Erhöhung der Schwelle für Datenschutzbeauftragte

Die Schwelle, ab der Unternehmen einen Datenschutzbeauftragten bestellen müssen, soll von derzeit 20 Mitarbeitenden auf 50 Mitarbeitende erhöht werden.

Bestrebungen, an diesem deutschen Sonderweg der über die Mitarbeiteranzahl objektivierten Bestellpflicht zu schrauben, gab es bis dato zahlreiche. Am Ende bleibt es immer bei der Einschätzung, dass nur die im Unternehmen vorgesehene Rolle eines Datenschutzbeauftragten effektiv zu mehr Datenschutz für Betroffene führt. Im Ergebnis wird eine Aufweichung dieser Pflicht dazu führen, dass Verantwortliche ihre Pflichten vernachlässigen oder gar nicht mehr nachkommen werden. Dies nicht zwingend böswillig, sondern aufgrund mangelnder Expertise, die eine Identifikation gerade erst ermöglicht. Die datenschutzrechtlichen Pflichten bestehen nach wie vor, so dass die bürokratische Entlastung an dieser Stelle besser zu verorten wäre.

Präzisierung und Konkretisierung im nationalen Datenschutzrecht

Es ist eine Präzisierung und Konkretisierung im nationalen Recht im Rahmen der Datenschutzgrund-Verordnung (DSGVO) zur Erhöhung der Rechtssicherheit und zur Erleichterung der Anwendung angedacht.

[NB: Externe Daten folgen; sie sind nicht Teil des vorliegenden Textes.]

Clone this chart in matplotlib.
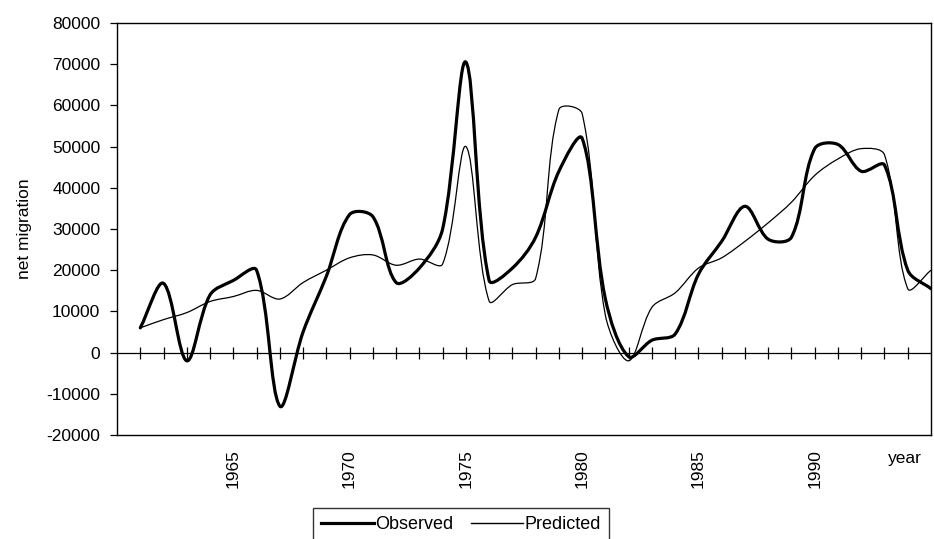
#!/usr/bin/env python3
"""Net migration per year: observed series against model prediction."""

import matplotlib
matplotlib.use("Agg")
import matplotlib.pyplot as plt
from matplotlib.path import Path
from matplotlib.patches import PathPatch
from matplotlib.lines import Line2D
import numpy as np

plt.rcParams["font.family"] = ["Liberation Sans", "DejaVu Sans"]

# yearly values
years = list(range(1961, 1996))
observed = [
    6000, 16800, -2000, 14000, 17500, 20000, -13000, 5000, 18500, 33500,
    33000, 17000, 20500, 30000, 70500, 17500, 20500, 28000, 44000, 52000,
    13000, -1000, 3000, 4500, 19000, 27000, 35500, 27500, 28000, 49500,
    50500, 44000, 45500, 20000, 15500,
]
predicted = [
    6000, 8000, 9700, 12400, 13600, 15100, 13000, 17000, 20000, 23000,
    23700, 21200, 22700, 21500, 50000, 12500, 16500, 18000, 59000, 58000,
    9000, -2000, 11000, 14500, 20500, 23000, 27000, 31500, 36500, 43000,
    47000, 49500, 48000, 15500, 20000,
]
year_labels = [1965, 1970, 1975, 1980, 1985, 1990]
y_ticks = list(range(-20000, 80001, 10000))


def smooth_path(ax, xs, ys):
    """Smoothed Bezier path through every point.

    Tangents follow the neighbouring points and are scaled by the
    on-screen segment lengths, so flat stretches next to steep ones
    do not overshoot.
    """
    pts = ax.transData.transform(np.column_stack([xs, ys]).astype(float))
    n = len(pts)
    seg = np.hypot(*np.diff(pts, axis=0).T)
    verts = [pts[0]]
    codes = [Path.MOVETO]
    for i in range(n - 1):
        p1, p2 = pts[i], pts[i + 1]
        d12 = seg[i]
        if i > 0:
            d01 = seg[i - 1]
            c1 = p1 + (p2 - pts[i - 1]) * d12 / (d01 + d12) / 3.0
        else:
            c1 = p1 + (p2 - p1) / 3.0
        if i + 2 < n:
            d23 = seg[i + 1]
            c2 = p2 - (pts[i + 2] - p1) * d12 / (d12 + d23) / 3.0
        else:
            c2 = p2 - (p2 - p1) / 3.0
        verts += [c1, c2, p2]
        codes += [Path.CURVE4] * 3
    verts = ax.transData.inverted().transform(np.array(verts))
    return Path(verts, codes)


fig = plt.figure(figsize=(9.34, 5.39), dpi=100)
fig.patch.set_facecolor("white")
ax = fig.add_axes([0.1253, 0.193, 0.8715, 0.7644])
ax.set_xlim(1960, 1995)
ax.set_ylim(-20000, 80000)

ax.add_patch(PathPatch(smooth_path(ax, years, predicted), fill=False,
                       edgecolor="black", linewidth=0.9, zorder=3))
ax.add_patch(PathPatch(smooth_path(ax, years, observed), fill=False,
                       edgecolor="black", linewidth=2.3, zorder=4,
                       capstyle="round", joinstyle="round"))

# category axis crossing at zero, with a tick at every year
ax.axhline(0, color="black", linewidth=0.9, zorder=2)
ax.plot(years[:-1], [0] * (len(years) - 1), linestyle="none", marker="|",
        markersize=8.5, markeredgewidth=0.9, color="black", zorder=2)

ax.set_yticks(y_ticks)
ax.set_yticklabels([str(v) for v in y_ticks])
ax.tick_params(axis="y", direction="out", length=5, width=0.9, pad=7,
               labelsize=12.5)

ax.set_xticks(year_labels)
ax.set_xticklabels([str(y) for y in year_labels], rotation=90)
ax.tick_params(axis="x", length=0, pad=10, labelsize=12.5)

for spine in ax.spines.values():
    spine.set_color("black")
    spine.set_linewidth(1.0)

ax.set_ylabel("net migration", fontsize=12.5, labelpad=10)
ax.text(0.989, -0.04, "year", transform=ax.transAxes, ha="right",
        va="top", fontsize=12.5)

handles = [
    Line2D([], [], color="black", linewidth=2.3),
    Line2D([], [], color="black", linewidth=1.0),
]
leg = fig.legend(handles, ["Observed", "Predicted"], ncol=2,
                 loc="upper center", bbox_to_anchor=(0.4936, 0.0575),
                 borderaxespad=0, frameon=True, fancybox=False,
                 fontsize=13, handlelength=2.9, handletextpad=0.05,
                 columnspacing=1.0, borderpad=0.45)
leg.get_frame().set_edgecolor("black")
leg.get_frame().set_linewidth(1.0)

fig.savefig("out.png", dpi=100, facecolor="white")
plt.close(fig)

Eine Präzisierung hat sicherlich Vorteile und ist an der ein oder anderen Stelle überfällig. So kündigte dieselbe Bundesregierung vor geraumer Zeit ein neues Beschäftigtendatenschutzgesetz an, das sie bisher schuldig blieb.

Europäische Koordination

Auf europäischer Ebene engagiert sich die Bundesregierung für folgende Ziele:

Die DSGVO soll innerhalb Europas einheitlich angewendet werden, so dass die Aufsichtsbehörden der Mitgliedstaaten, insbesondere der Europäische Datenschutzausschuss, koordiniert zusammenarbeiten können.

Die Bewertung des Datenschutzniveaus in Drittländern soll ambitioniert vorangetrieben werden. Die Europäische Kommission prüft, welche Gebiete ein angemessenes Datenschutzniveau gemäß der DSGVO aufweisen, um den internationalen Datentransfer zu erleichtern.

Zwecks Harmonisierung wird Deutschland künftig versuchen, EU-Richtlinien nunmehr 1:1 in nationales Recht zu überführen und eine überschießende Umsetzung vermeiden. Wich man national im Vergleich zu anderen Mitgliedstaaten in Sachen Datenschutzniveau in der Vergangenheit oft nach oben ab, will man hierauf zugunsten der Harmonisierung künftig verzichten.

Fazit

Die von der Bundesregierung vorgeschlagenen Maßnahmen können in Teilen positive Effekte auf die Wirtschaft haben, ohne den Datenschutzstandort Deutschland und Europa zu gefährden.

Die liberal anmutenden Maßnahmen werden sich in der Praxis aber erst bewähren müssen. Risiken bestehen insbesondere in der falschen Gewichtung der durch die Datenschutz-Grundverordnung in Art. 1 verbrieften Ziele. Oft ist es ein schmaler Grat zwischen grundrechtlich garantierten Schutz der informationellen Selbstbestimmung und dem freien Verkehr personenbezogener Daten auf der anderen Seite.

Allen voran Deutschland wird sich auf seine datenschutzrechtliche Vordenkerrolle besinnen müssen, um weiterhin als Primat innerhalb Europas angesehen zu werden. Wirtschaftliche Dynamisierung darf nicht zu einem Wettstreit werden, Anforderungen möglichst aufzuweichen. Solange das Kernanliegen der nationalen Strategie die datenschutzrechtliche Schutzniveau-Nivellierung innerhalb Europas ist, spricht nichts gegen ein solches Anliegen.